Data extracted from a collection
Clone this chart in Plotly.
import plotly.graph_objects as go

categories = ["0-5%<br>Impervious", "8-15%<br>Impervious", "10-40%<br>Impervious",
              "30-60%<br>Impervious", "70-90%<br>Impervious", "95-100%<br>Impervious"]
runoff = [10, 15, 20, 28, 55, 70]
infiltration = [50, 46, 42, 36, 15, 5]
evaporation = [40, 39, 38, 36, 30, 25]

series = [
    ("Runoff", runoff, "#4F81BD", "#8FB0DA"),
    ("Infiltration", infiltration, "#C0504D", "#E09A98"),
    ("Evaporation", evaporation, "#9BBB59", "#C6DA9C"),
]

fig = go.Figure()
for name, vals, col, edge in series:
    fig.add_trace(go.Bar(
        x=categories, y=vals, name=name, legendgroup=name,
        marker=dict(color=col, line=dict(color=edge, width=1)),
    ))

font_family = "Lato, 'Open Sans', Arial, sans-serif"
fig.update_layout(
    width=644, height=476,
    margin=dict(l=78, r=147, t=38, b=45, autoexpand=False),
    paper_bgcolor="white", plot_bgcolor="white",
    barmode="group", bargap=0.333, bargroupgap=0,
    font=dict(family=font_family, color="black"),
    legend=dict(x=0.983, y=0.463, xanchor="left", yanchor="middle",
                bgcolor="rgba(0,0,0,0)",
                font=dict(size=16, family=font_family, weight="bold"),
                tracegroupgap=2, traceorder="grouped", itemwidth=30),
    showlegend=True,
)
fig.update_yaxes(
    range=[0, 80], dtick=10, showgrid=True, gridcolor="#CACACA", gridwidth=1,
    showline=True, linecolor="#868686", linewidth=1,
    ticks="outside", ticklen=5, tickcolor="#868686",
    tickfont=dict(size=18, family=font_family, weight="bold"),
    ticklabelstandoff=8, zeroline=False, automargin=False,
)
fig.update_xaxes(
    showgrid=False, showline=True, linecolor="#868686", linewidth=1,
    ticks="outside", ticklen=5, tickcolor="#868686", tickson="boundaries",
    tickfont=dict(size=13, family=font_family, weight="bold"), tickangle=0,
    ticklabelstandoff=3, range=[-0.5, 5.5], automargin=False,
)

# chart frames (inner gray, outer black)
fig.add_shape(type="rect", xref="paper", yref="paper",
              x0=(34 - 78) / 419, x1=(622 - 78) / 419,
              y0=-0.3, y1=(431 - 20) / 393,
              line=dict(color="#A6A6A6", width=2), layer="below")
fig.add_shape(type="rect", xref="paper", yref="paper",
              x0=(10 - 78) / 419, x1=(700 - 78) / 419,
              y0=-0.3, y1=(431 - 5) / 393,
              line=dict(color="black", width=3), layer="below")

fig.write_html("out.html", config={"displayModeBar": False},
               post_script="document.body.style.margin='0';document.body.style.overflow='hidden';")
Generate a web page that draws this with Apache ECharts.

WORK INSTRUCTIONS:
Among the lines of the material, find those that hold the word "this" and copy them.

ANSWER TO THE PROBLEM:
Clone this chart in Plotly.
Generate a web page that draws this with Apache ECharts.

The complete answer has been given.